The following includes definitions of various terms and phrases used throughout this specification.

The term “hydrocarbon” includes compounds having carbon and hydrogen and derivatives thereof. A hydrocarbon derivative can include a heteroatom and/or a halogen. Non-limiting examples of heteroatoms include nitrogen, sulfur, oxygen or combinations thereof. Halogens include fluorine, chlorine, bromine and iodine.

The term “capture” when used in the context of capturing hydrocarbons with organosilica particles means that hydrocarbons can be adsorbed or absorbed, or both, on organosilica particles. In particular instances, absorption is the primary mechanism of action.

The term “hydrocarbon dew point” refers to a series of matching pressure and temperature points at which hydrocarbons condense into to liquid from a mixture of liquids and gases. At the hydrocarbon dew point the gaseous stream of the present invention can include a gas phase and a liquid phase. The liquid phase can be droplets of liquid.

The term “Wobbe Index” is an indicator of the interchangeability of gases used for fuel. Non-limiting examples of fuel gases include hydrogen, methane, ethane, ethylene, natural gas, propane, propylene, n-butane, i-butane, butylene-1, liquefied petroleum gas, acetylene and carbon monoxide, synthesis gas, and natural gas.

The term “heating value” of a gaseous stream is the amount of heat released during the combustion of a specified amount of the gaseous stream. It is reported as lower and higher heating values. A higher heating value of natural gas is about 52.2 kJ/g (22,453 BTU/lb). A lower heating value of natural gas is 47.14 kJ/g (20,267 BTU/lb).

The term “methane number” is a measure of resistance of a gas fuel to knock. Pure methane has a high knock resistance and is given an index value of 100. Hydrogen has a low knock resistance and has an index value of 0. Methane number can be calculated from the chemical composition of the natural gas. International Standard ISO/TR22302:2014 describes how to calculate methane number of a natural gas.

The term “organosilica” refers to a compound containing silicon, oxygen and hydrocarbon substituents or derivatives thereof, (i.e., Si—O—R, where R is a hydrocarbon substituent or derivative thereof). Hydrocarbon derivatives can include heteroatoms such as nitrogen, sulfur, phosphorus, oxygen, or a halogen.

The terms “about” and “approximately” are defined as being close to as understood by one of ordinary skill in the art, and in one non-limiting embodiment the terms are defined to be within 10%, preferably within 5%, more preferably within 1%, and most preferably within 0.5%.

The term “substantially” and its variations are defined as being largely but not necessarily wholly what is specified as understood by one of ordinary skill in the art, and in one non-limiting embodiment substantially refers to ranges within 10%, within 5%, within 1%, or within 0.5%.

The terms “inhibiting” or “reducing” or “preventing” or “avoiding” or any variation of these terms, when used in the claims and/or the specification includes any measurable decrease or complete inhibition to achieve a desired result.

The term “effective,” as that term is used in the specification and/or claims, means adequate to accomplish a desired, expected, or intended result.
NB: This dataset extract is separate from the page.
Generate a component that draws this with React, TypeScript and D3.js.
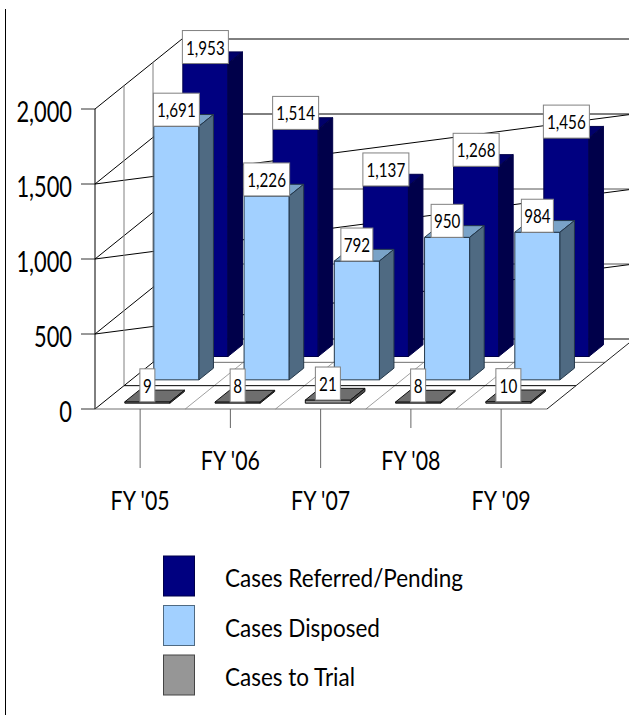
import React from "react";
import * as d3 from "d3";

const categories = ["FY '05", "FY '06", "FY '07", "FY '08", "FY '09"];
const referred = [1953, 1514, 1137, 1268, 1456];
const disposed = [1691, 1226, 792, 950, 984];
const trial = [9, 8, 21, 8, 10];
const yTicks = [0, 500, 1000, 1500, 2000];
const slantTicks = [500, 1000, 1500];
const seriesNames = ["Cases Referred/Pending", "Cases Disposed", "Cases to Trial"];

const W = 629, H = 715;
const y = d3.scaleLinear().domain([0, 2000]).range([409, 109]);
const x = d3.scaleBand<string>().domain(categories).range([95, 546.25]).paddingInner(0.5).paddingOuter(0.25);
const dx = d3.scaleLinear().domain([0, 3]).range([0, 87]);
const dy = d3.scaleLinear().domain([0, 3]).range([0, -70]);
const fmt = d3.format(",");

const P = (px: number, v: number, d: number): [number, number] => [px + dx(d), y(v) + dy(d)];
const poly = (pts: [number, number][]) => pts.map((p) => p.join(",")).join(" ");

const palettes = [
  { front: "#000080", top: "#00006a", side: "#00004a", stroke: "#00004a" },
  { front: "#a2d0ff", top: "#7aa3c8", side: "#4f6a82", stroke: "#24384a" },
  { front: "#969696", top: "#6e6e6e", side: "#4a4a4a", stroke: "#111111" },
];
const rows = [
  { values: referred, row: 2, p: palettes[0] },
  { values: disposed, row: 1, p: palettes[1] },
  { values: trial, row: 0, p: palettes[2] },
];

function T({ x: tx, y: ty, size, sx, anchor = "middle", children }: any) {
  return (
    <text
      transform={`translate(${tx},${ty}) scale(${sx},1)`}
      fontFamily="Lato"
      fontSize={size}
      textAnchor={anchor}
      fill="#000"
    >
      {children}
    </text>
  );
}

function Bar({ cat, value, row, p }: any) {
  const x0 = x(cat)!;
  const x1 = x0 + x.bandwidth();
  const d0 = row + 0.25, d1 = row + 0.75;
  const a = P(x0, 0, d0), b = P(x1, 0, d0), c = P(x1, value, d0), e = P(x0, value, d0);
  const f = P(x1, value, d1), g = P(x0, value, d1), h = P(x1, 0, d1);
  return (
    <g stroke={p.stroke} strokeWidth={1} strokeLinejoin="round">
      <polygon points={poly([a, b, c, e])} fill={p.front} />
      <polygon points={poly([e, c, f, g])} fill={p.top} />
      <polygon points={poly([b, h, f, c])} fill={p.side} />
    </g>
  );
}

function Label({ cat, value, row }: any) {
  const cx = x(cat)! + x.bandwidth() / 2 + dx(row + 0.25);
  const bottom = y(value) + dy(row + 0.25);
  const s = fmt(value);
  const w = s.length >= 5 ? 46 : s.length === 3 ? 32 : s.length === 2 ? 25 : 15;
  const h = 33;
  return (
    <g>
      <rect x={cx - w / 2} y={bottom - h} width={w} height={h} fill="#fff" stroke="#808080" strokeWidth={1} />
      <T x={cx} y={bottom - 9} size={19} sx={0.8}>{s}</T>
    </g>
  );
}

export default function App() {
  const left = 95, right = 547;
  const step = x.step();
  const floorX = d3.range(1, 5).map((i) => left + i * step);
  return (
    <svg width={W} height={H} style={{ position: "absolute", left: 0, top: 0, display: "block", background: "#fff" }}>
      <line x1={5.5} y1={9} x2={5.5} y2={H} stroke="#000" strokeWidth={1} />
      {/* floor */}
      <polygon points={poly([P(left, 0, 0), P(right, 0, 0), P(right, 0, 3), P(left, 0, 3)])} fill="#fff" stroke="none" />
      {floorX.map((fx) => (
        <line key={fx} x1={fx} y1={y(0)} x2={P(fx, 0, 3)[0]} y2={P(fx, 0, 3)[1]} stroke="#a0a0a0" />
      ))}
      {/* back wall and left wall */}
      {yTicks.map((t) => {
        const a = P(left, t, 3), b = P(right, t, 3), f = P(left, t, 0);
        return (
          <g key={t}>
            <line x1={a[0]} y1={a[1]} x2={b[0]} y2={b[1]} stroke={t === 1000 || t === 500 ? "#555" : "#000"} />
            <line x1={f[0]} y1={f[1]} x2={a[0]} y2={a[1]} stroke="#000" />
            <line x1={81} y1={f[1]} x2={f[0]} y2={f[1]} stroke="#333" />
          </g>
        );
      })}
      {slantTicks.map((t) => {
        const f = P(left, t, 0), b = P(right, t, 3);
        return <line key={t} x1={f[0]} y1={f[1]} x2={b[0]} y2={b[1]} stroke="#000" />;
      })}
      {[1, 2].map((d) => {
        const a = P(left, 0, d), b = P(left, 2000, d);
        return <line key={d} x1={a[0]} y1={a[1]} x2={b[0]} y2={b[1]} stroke="#808080" />;
      })}
      <line x1={left} y1={y(0)} x2={left} y2={y(2000)} stroke="#000" />
      {/* floor row lines */}
      <line x1={P(left, 0, 2)[0]} y1={P(left, 0, 2)[1]} x2={P(right, 0, 2)[0]} y2={P(right, 0, 2)[1]} stroke="#707070" />
      <line x1={P(left, 0, 1)[0]} y1={P(left, 0, 1)[1]} x2={P(right, 0, 1)[0]} y2={P(right, 0, 1)[1]} stroke="#000" />
      <line x1={left} y1={y(0)} x2={right} y2={y(0)} stroke="#707070" />
      <line x1={right} y1={y(0)} x2={P(right, 0, 3)[0]} y2={P(right, 0, 3)[1]} stroke="#222" />
      {/* bars back to front */}
      {rows.map((r) =>
        categories.map((c, i) => <Bar key={r.row + c} cat={c} value={r.values[i]} row={r.row} p={r.p} />)
      )}
      {/* category ticks */}
      {categories.map((c, i) => {
        const cx = x(c)! + x.bandwidth() / 2;
        const low = i % 2 === 0;
        return (
          <g key={c}>
            <line x1={cx} y1={y(0)} x2={cx} y2={low ? 468 : 428} stroke="#666" />
            <T x={cx} y={low ? 510 : 470} size={26} sx={0.82}>{c}</T>
          </g>
        );
      })}
      {yTicks.map((t) => (
        <T key={t} x={72} y={y(t) + 12.5} size={28} sx={0.78} anchor="end">{fmt(t)}</T>
      ))}
      {/* labels */}
      {rows.map((r) =>
        categories.map((c, i) => <Label key={"l" + r.row + c} cat={c} value={r.values[i]} row={r.row} />)
      )}
      {/* legend */}
      {seriesNames.map((n, i) => {
        const top = [556, 605.5, 655][i];
        return (
          <g key={n}>
            <rect x={163.5} y={top} width={31} height={40} fill={palettes[i].front} stroke={["#00004a", "#4f6a82", "#444"][i]} />
            <T x={225} y={top + 31} size={25} sx={0.9} anchor="start">{n}</T>
          </g>
        );
      })}
    </svg>
  );
}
The use of the words “a” or “an” when used in conjunction with the term “comprising” in the claims or the specification may mean “one,” but it is also consistent with the meaning of “one or more,” “at least one,” and “one or more than one.”

The words “comprising” (and any form of comprising, such as “comprise” and “comprises”), “having” (and any form of having, such as “have” and “has”), “including” (and any form of including, such as “includes” and “include”) or “containing” (and any form of containing, such as “contains” and “contain”) are inclusive or open-ended and do not exclude additional, unrecited elements or method steps.

The methods of the present invention can “comprise,” “consist essentially of,” or “consist of” particular ingredients, components, compositions, etc. disclosed throughout the specification. With respect to the transitional phase “consisting essentially of,” in one non-limiting aspect, a basic and novel characteristic of the methods of the present invention is the ability to capture or absorb C3+ hydrocarbons from a gaseous stream.

Other objects, features and advantages of the present invention will become apparent from the following figures, detailed description, and examples. It should be understood, however, that the figures, detailed description, and examples, while indicating specific embodiments of the invention, are given by way of illustration only and are not meant to be limiting. Additionally, it is contemplated that changes and modifications within the spirit and scope of the invention will become apparent to those skilled in the art from this detailed description. In further embodiments, features from specific embodiments may be combined with features from other embodiments. For example, features from one embodiment may be combined with features from any of the other embodiments. In further embodiments, additional features may be added to the specific embodiments described herein.

Advantages of the present invention may become apparent to those skilled in the art with the benefit of the following detailed description and upon reference to the accompanying drawings.

FIG. 1 depicts a schematic of treating a gas stream according to the present invention.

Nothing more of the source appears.